At the end of the day, what we do best is fish and chips. We love it down in the West Country. We love to sell it. The frightening thing is realising that our water goes right up to France. We have this huge amount of water around us, this great big place. We also have a place where we can eat the food we love. Hands up—who knows what we eat more of? What is it? Can no noble Lords say what they love to eat? Are you not going to be able to say, “of Britain, of England”? What do we eat? It is beef. We do not eat fish; we eat beef.
I will finish in just a moment. I do not think that it is a problem, or what we are doing is wrong. I think we are recognising, hearing and seeing the great excitement that is coming to us. We have not yet spoken about training up the youngsters to bring them in, get them keen, and get the mechanisms through. I would like to congratulate the Front Bench. I hope that we do not hang around much longer. It has been a long time and I have enjoyed it.
My Lords, I too thank my noble friend Lady Wilcox very much for her distinguished support for fishing interests over many years.
Amendment 107 in particular would seek to reserve a proportion of English quota to be sold solely to the under-10-metre fleet. In England, the decision about whether to tender any quota is still being considered. I would say to all noble Lords who have contributed to this debate that all these matters are under active consideration. I will want to take back a large number of the points that have been made, but the criteria to be applied to any auction or tender could address concerns raised in relation to the under-10-metre fleet. Measures could be introduced to limit the lots being tendered, the amount of time they are tendered for, and the groups that they are targeted towards. As I have said, the Government will consult on the scheme and any allocation criteria. Other countries, such as Iceland and the Faroes, have explored auction systems for selling national fishing quotas. We will, therefore, also look to learn from these and other countries’ experiences. The Bill provides flexibility about how any future scheme might operate. It would already allow a scheme to be made only for the under-10s, for instance.
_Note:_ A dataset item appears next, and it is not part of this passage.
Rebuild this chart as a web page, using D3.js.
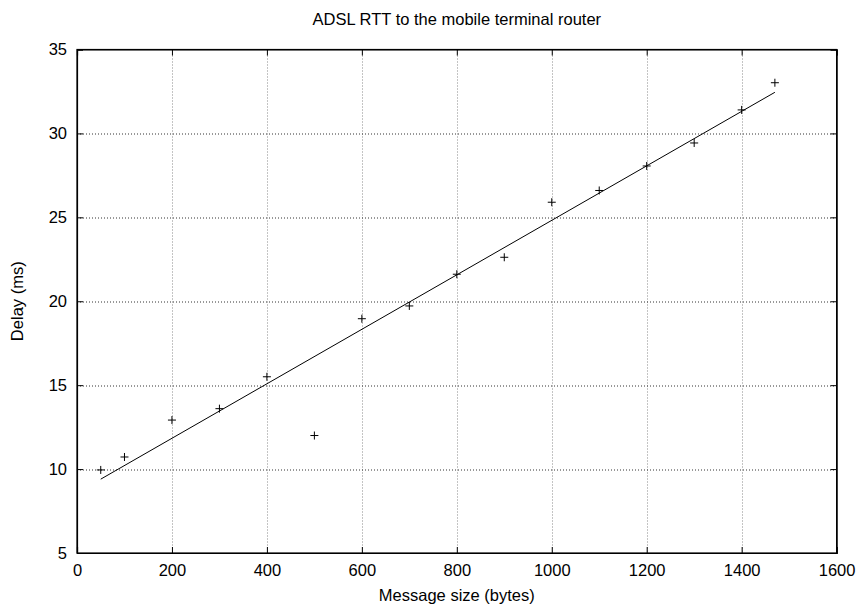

I turn to Amendments 108 and 109. The Government are committed to using the additional quota we secure to benefit our fishing industry and the coastal communities that they support. I know that the noble Baroness and many noble Lords will be disappointed, but the Government’s intention is to use this power to auction and tender additional quota. We recognise that this is an opportunity to support different catching sectors and will be consulting in the future, but the Government are committed to the support of coastal communities. While it is our intention that that these additional fishing opportunities be sold, and fished, the clause does not currently prevent someone from buying it and not fishing against it, as Amendment 108 seeks to provide. That said, I would caution that stopping this additional quota from being fished could reduce the benefit for our coastal communities. Encouraging those who do not intend to fish the quota to compete in auctions could also increase prices, and potentially outprice our fishers.
To address Amendment 109 specifically, I highlight that the quota tendered or auctioned through this clause would be only a proportion of total UK quota, as it relates to England only. It would therefore apply only to a proportion of fishing activity, and we must not forget that a significant proportion of our most valuable catches are actually of stocks that are not covered by quotas. Our ambition is to make the whole fleet more sustainable. We believe that this amendment, while well intentioned, is actually too narrow in focus, given that the Bill already provides a range of tools for fisheries managements to ensure that the impact of fishing on the marine environment is minimised.
Any scheme developed under Clause 27 would be developed in line with the sustainable fishing policies and practices that will be set out in the joint fisheries statement, which we have already discussed at length. However, as with everything relating to fishing, it is not as straightforward as might be imagined to determine what a sustainable fishing method is. As with all gear types, an assessment of sustainability is dependent upon how, when and where they are used. Advances in gear technology have also transformed sustainability and greatly cut unintentional bycatch. It is worth noting, for example, that, in line with a management approach the UK supported when an EU member state, Defra has already taken action to end a fishing technique that has caused concern—one that I believe the noble Lord, Lord Cameron of Dillington, referred to in an earlier group of amendments—being used by English vessels: namely, electric pulse trawling. English licences will be withdrawn at the end of the transition period to end the practice in UK waters by English and any foreign vessels we allow to fish in our waters. Decisions on a future scheme regarding the sale of English fishing opportunities are yet to be determined and will depend on further exploration and consultation. It is right that we continue to develop the details of the scheme with the relevant stakeholders, so that it is flexible.
I turn to Amendment 110. While I agree with the noble Baroness’s intention to ensure that any sale of English fishing opportunities is regulated and based upon clearly defined criteria, I am advised that this amendment would undermine the existing quota allocation system. Case law has recognised that fixed quota allocation units—FQAs, the units by which quota is allocated—are a form of property right. We have committed to maintaining the current system of FQAs in relation to current quota allocations. This has to be taken into account in any new regime for the distribution of fishing opportunities. However, it is also important to highlight again that the UK’s sovereign rights over its fisheries and the public right to fish are already recognised in law. UNCLOS recognises in Articles 2 and 56 that coastal states have sovereign rights over the resources, including fisheries, in their territorial waters and EEZ. At home in our domestic courts, as had been referred to, Mr Justice Cranston noted, in the UK Association of Fish Producer Organisations Judicial Review of 2013, that the Magna Carta recognised fish stocks were a public resource and:
“Consequently there can be no property right in fish until they are caught.”
Additionally, the amendment links quota allocation and the provision of fishing licences in a manner which could inadvertently lead to confusion. While quota is indeed allocated to licence holders, these two concepts are separate issues and should be treated as such. This distinction is important as it allows, for example, quota to be exchanged between licence holders during the fishing year. Such flexibility helps fishers adapt to weather patterns, choke risks and other circumstances.
I absolutely understand the reason for the amendment, particularly given that the noble Baroness and whoever may be working with her have tabled this new clause. But the Government’s position is that there is more work to do on this. We want to consult on it; we want to get it right. All the points that have been raised, not only in the noble Baroness’s amendment but elsewhere, are on work that we wish to continue. That is why I am not in a position to confirm support for these amendments, but the work is continuing. I have found the points that have been made very helpful—
I thank the Minister for those comments. Could we have one of those meetings with the specialists in the room? I am merely a voice that is carrying a view from the sector itself. I would certainly appreciate that. In particular, could the Minister confirm that we can have a meeting on this point about the public rights and the allocation?
Most definitely. On the basis of my explanation, I hope that the noble Baroness will feel able to withdraw her amendment.